4. Watershed Ranger, John K. will do fillet/fish cleaning demonstrations. He says people ask all the time where they can learn to clean fish, so this would be a good attraction.
5.	In the way of food, there will be fried fish (not perch), hamburgers, hand-cut fries, and nachos.


----------



## whjr15 (Jun 16, 2005)

Man, I just might have to take off work to come to this! I've always wanted to in the past, but have never been available on the date. 

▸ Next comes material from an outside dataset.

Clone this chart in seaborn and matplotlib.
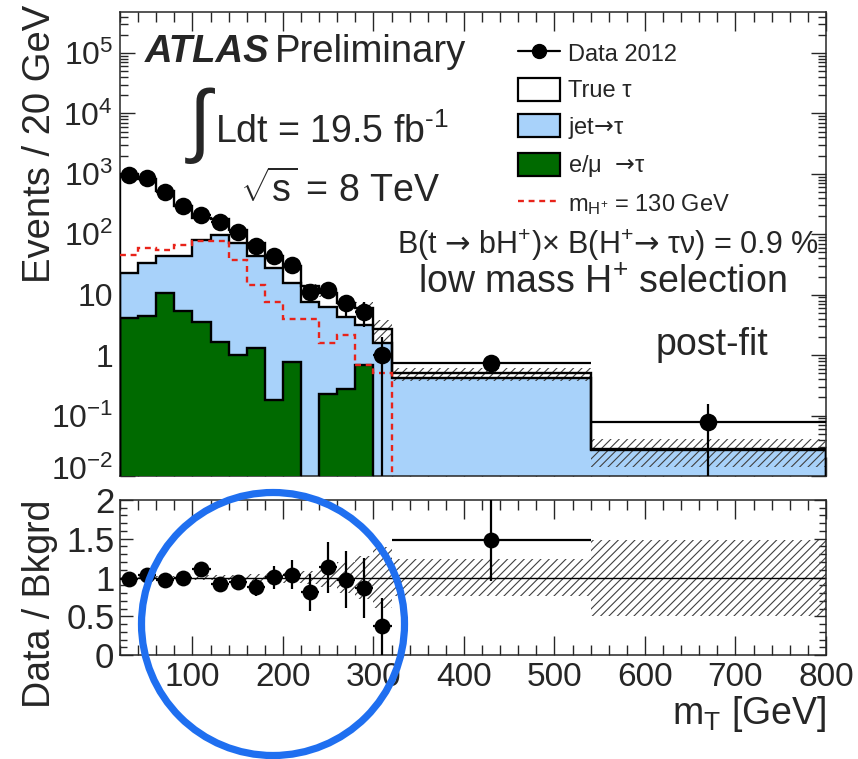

All I gotta do is go out and fish for walleye, and I'll catch enough white perch to fill the boat! lol... If i try to target white perch, then I'll end up catching 'eyes


----------



## snag (Dec 27, 2005)

what time does this start and finish? not a lot of takers so far, is still on?


----------



## Barnrat (Jun 4, 2012)

Count me in!


----------



## whjr15 (Jun 16, 2005)

I'm curious as to the time as well. Also, what about a big fish pot!! :B


----------



## Barnrat (Jun 4, 2012)

What is the start/finish times?


----------



## icebucketjohn (Dec 22, 2005)

Contact the Ladue Boathouse for Tourney Specs;

LADUE RESERVOIR MARINA

17759 Valley Road
Auburn Twp., Ohio 44023
(440)834-0045


----------



## BassariskY (Sep 8, 2006)

Called and found out it's from 7am - 4pm. Sounds like it'll be fun.


----------



## fishinnick (Feb 19, 2011)

So how'd it go? What was the winning # of fish? Sounds like it would have been a good time.


----------



## GetTheNet (Jun 16, 2004)

I was there that day and you couldn't even tell that there was a tournament going on. I actually was heading to the south side from the north side about 7am and there was no boats on shore waiting to kick off the tourney. When I came in about 3 I asked the guy who runs the food trailer if it was canceled and he said no it was just a really small turn out. It said that was do to lack of advertisement. So who know if it even happened.


----------